In this “delightful debut” (Newsweek) based on actual events, as a team of male scholars compiles the first Oxford English Dictionary, one of their daughters decides to collect the “objectionable” words they omit.
“A marvelous fiction about the power of language to elevate or repress.”—Geraldine Brooks, New York Times bestselling author of People of the Book
Esme is born into a world of words. Motherless and irrepressibly curious, she spends her childhood in the Scriptorium, a garden shed in Oxford where her father and a team of dedicated lexicographers are collecting words for the very first Oxford English Dictionary. Young Esme’s place is beneath the sorting table, unseen and unheard. One day a slip of paper containing the word bondmaid flutters beneath the table. She rescues the slip, and when she learns that the word means “slave girl,” she begins to collect other words that have been discarded or neglected by the dictionary men.
As she grows up, Esme realizes that words and meanings relating to women’s and common folks’ experiences often go unrecorded. And so she begins in earnest to search out words for her own dictionary: the Dictionary of Lost Words. To do so she must leave the sheltered world of the university and venture out to meet the people whose words will fill those pages.

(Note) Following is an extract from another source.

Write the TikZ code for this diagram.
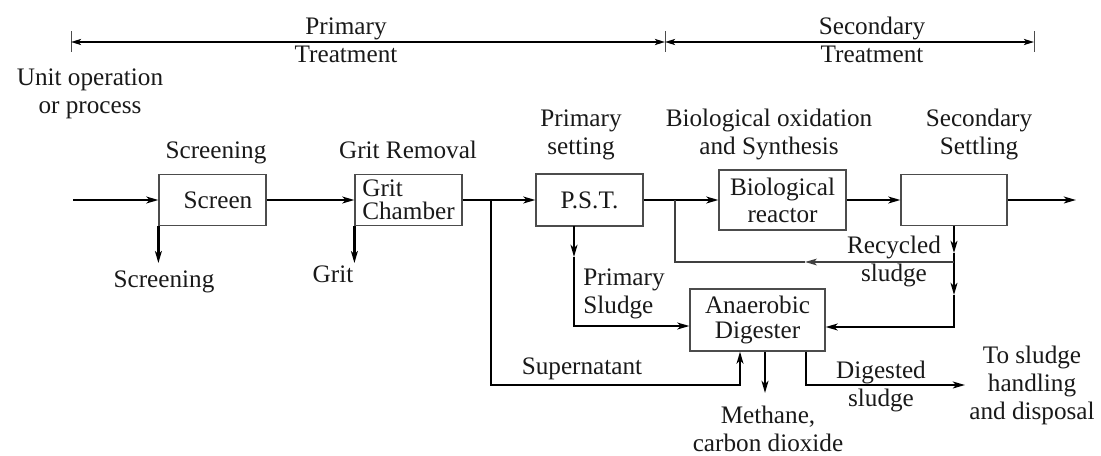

Set during the height of the women’s suffrage movement and with the Great War looming, The Dictionary of Lost Words reveals a lost narrative, hidden between the lines of a history written by men. Inspired by actual events, author Pip Williams has delved into the archives of the Oxford English Dictionary to tell this highly original story. The Dictionary of Lost Words is a delightful, lyrical, and deeply thought-provoking celebration of words and the power of language to shape the world.